Geology of the Wadley South Quadrangle and geochronology of the Dadeville Complex, southernmost Appalachians of east Alabama

Abstract

Geologic mapping results from rocks in the area of the Wadley South Quadrangle are reported to address basic research questions concerning the Paleozoic tectonometamorphic evolution of the southernmost Appalachians. Key findings of this mapping investigation include the following. (1) The Jacksons Gap Group (Brevard zone lithologies) is subdivided into three main lithofacies: a structurally lower section of predominantly of fine-grained garnetiferous-graphitic-quartz-biotite schist and phyllite and interlayered micaceous quartzite; a middle section of interlayered graphitic phyllite; and an upper section of graphitic and sericitic phyllite. (2) First generation, D1, structures accompanied Neoacadian lower-to middle-amphibolite-facies metamorphism of eastern Blue Ridge units, upper-greenschist to lower-amphibolite-facies metamorphism of the Jacksons Gap Group, and upper-amphibolite-facies metamorphism of rocks of the Dadeville Complex. (3) Early-syn D1 fabrics and lithologic contacts are truncated along the Katy Creek fault, implying juxtaposition of the Dadeville Complex and Jacksons Gap Group during syn- to late-stages of metamorphism. An inverted metamorphic gradient may be associated with the Katy Creek fault, suggesting formation during down heating associated with thrust emplacement of the overlying Dadeville Complex. (4) Crystal-Plastic reactivation of the Brevard shear zone under middle-greenschist facies conditions during Alleghanian movement is recorded in retrograde mylonites associated with the Abanda fault.
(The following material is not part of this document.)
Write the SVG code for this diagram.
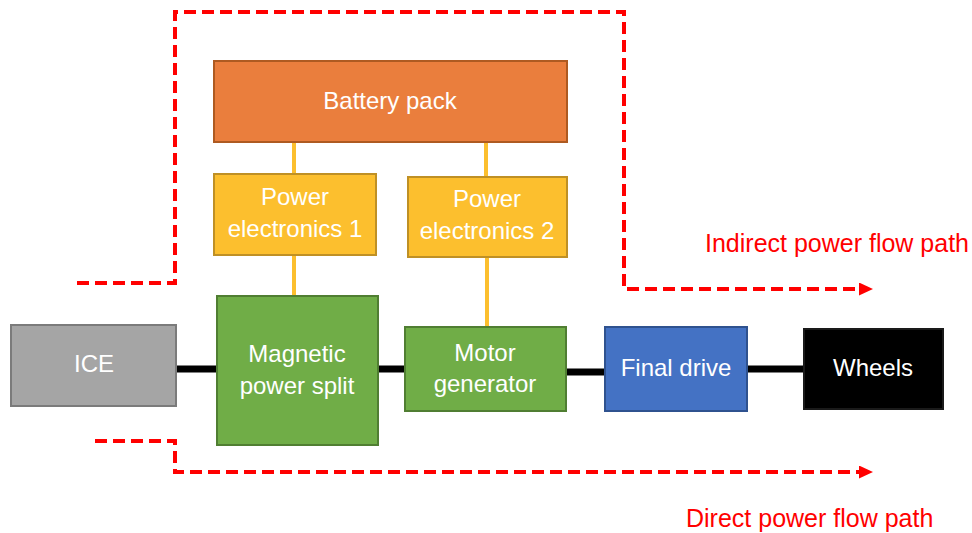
<svg xmlns="http://www.w3.org/2000/svg" width="972" height="533" viewBox="0 0 972 533">
<style>
  text { font-family: "Liberation Sans", Arial, sans-serif; font-size: 24px; text-anchor: middle; }
  .lbl { fill: #ffffff; }
  .red { fill: #FF0000; text-anchor: start; font-size: 25px; }
  .node rect { stroke-width: 2; }
  .bat { fill: #EA7E3D; stroke: #AE5A21; }
  .pe { fill: #FCBF2E; stroke: #BF9025; }
  .grn { fill: #70AD47; stroke: #507E32; }
  .gry { fill: #A5A5A5; stroke: #7B7B7B; }
  .blu { fill: #4472C4; stroke: #2F528F; }
  .blk { fill: #000000; stroke: #1a1a1a; }
  .shaft { stroke: #000000; stroke-width: 7; fill: none; }
  .elec { stroke: #FCBF2E; stroke-width: 4; fill: none; }
  .flow { stroke: #FF0000; stroke-width: 4; fill: none; stroke-dasharray: 12 6; marker-end: url(#arr); }
</style>
<defs>
  <marker id="arr" viewBox="0 0 14 13" markerWidth="14" markerHeight="13" refX="2" refY="6.5" orient="auto" markerUnits="userSpaceOnUse">
    <path d="M0,0 L14,6.5 L0,13 z" fill="#FF0000"/>
  </marker>
</defs>

<g id="connectors">
  <line class="shaft" x1="176" y1="369" x2="217" y2="369"/>
  <line class="shaft" x1="378" y1="369" x2="405" y2="369"/>
  <line class="shaft" x1="566" y1="372" x2="605" y2="372"/>
  <line class="shaft" x1="747" y1="369" x2="804" y2="369"/>
  <line class="elec" x1="294" y1="142" x2="294" y2="174"/>
  <line class="elec" x1="294" y1="255" x2="294" y2="296"/>
  <line class="elec" x1="486" y1="142" x2="486" y2="177"/>
  <line class="elec" x1="487" y1="257" x2="487" y2="327"/>
  <path class="flow" d="M77,283 H175 V12 H624 V289 H861"/>
  <path class="flow" d="M95,441 H175 V472 H861"/>
</g>

<g id="battery" class="node">
  <rect class="bat" x="214" y="61" width="353" height="81"/>
  <text class="lbl" x="390" y="109">Battery pack</text>
</g>
<g id="pe1" class="node">
  <rect class="pe" x="214" y="174" width="162" height="81"/>
  <text class="lbl" x="295" y="205">Power</text>
  <text class="lbl" x="295" y="237">electronics 1</text>
</g>
<g id="pe2" class="node">
  <rect class="pe" x="408" y="177" width="159" height="80"/>
  <text class="lbl" x="487" y="207">Power</text>
  <text class="lbl" x="487" y="239">electronics 2</text>
</g>
<g id="ice" class="node">
  <rect class="gry" x="11" y="325" width="165" height="81"/>
  <text class="lbl" x="94" y="372">ICE</text>
</g>
<g id="mps" class="node">
  <rect class="grn" x="217" y="296" width="161" height="149"/>
  <text class="lbl" x="297" y="362">Magnetic</text>
  <text class="lbl" x="297" y="394">power split</text>
</g>
<g id="mg" class="node">
  <rect class="grn" x="405" y="327" width="161" height="84"/>
  <text class="lbl" x="485" y="361">Motor</text>
  <text class="lbl" x="485" y="392">generator</text>
</g>
<g id="finaldrive" class="node">
  <rect class="blu" x="605" y="327" width="142" height="84"/>
  <text class="lbl" x="676" y="376">Final drive</text>
</g>
<g id="wheels" class="node">
  <rect class="blk" x="804" y="329" width="139" height="80"/>
  <text class="lbl" x="873" y="376">Wheels</text>
</g>

<g id="labels">
  <text class="red" x="705" y="252">Indirect power flow path</text>
  <text class="red" x="686" y="527">Direct power flow path</text>
</g>
</svg>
Oblique-normal and dextral-strike-slip displacement along the Abanda fault apparently juxtaposed rocks of different metamorphic grade. (5) The presence of cataclasite along the northwest side of the Alexander City and Abanda faults marks the final translation of the eastern Blue Ridge and Jacksons Gap Group under supra-ductile-brittle conditions during the Mesozoic rifting of Pangea.

The precise age and tectonic affinity of rocks of the Dadeville Complex in Alabama and Georgia is not well defined, so a U-Pb geochronological investigation of magmatic and detrital zircons from the complex was performed. The Dadeville Complex comprises a thick (>6 km) klippe of amphibolite-facies sedimentary, volcanic, and plutonic tocks in the core of the shallow-northeast plunging Tallassee synform and cradled between Laurentian units of the eastern Blue Ridge and Pine Mountain window. Laser ablation sector field inductively coupled plasma mass spectrometry (LA-SF-ICP-MS) 206Pb/238U age dates indicate that this terrane is a Cambrian- to Early Ordovician-aged arc emplaced during the early Paleozoic Taconic orogeny. Detrital zircons from a metasiliciclastic unit (i.e., Agricola Schist) reveal populations at that are not typical of rocks found along the present-day southeastern Laurentian margin. Grenville-aged zircons are conspicuously sparse in the Dadeville Complex and suggest that the Inner Piedmont in Alabama and Georgia has an exotic tectonic affinity. A prominent zircon population in the detrital age spectrum at ~480 Ma contains a Th/U ratio of less than 0.1 that likely developed as result of Taconian emplacement of the Dadeville Complex arc atop the slope-rise facies of the eastern Blue Ridge. The ~480 Ma date overlaps with high-grade metamorphism reported in the eastern Blue Ridge (i.e., the Lick Ridge Eclogite and Winding Stair Gap granulite) in western North Carolina, and synorogenic clastic wedge deposition (Blount clastic wedge) reported in Alabama, Georgia, and Tennessee, documenting significant Taconian orogenic effects in the southernmost Appalachians where it had previously been considered absent.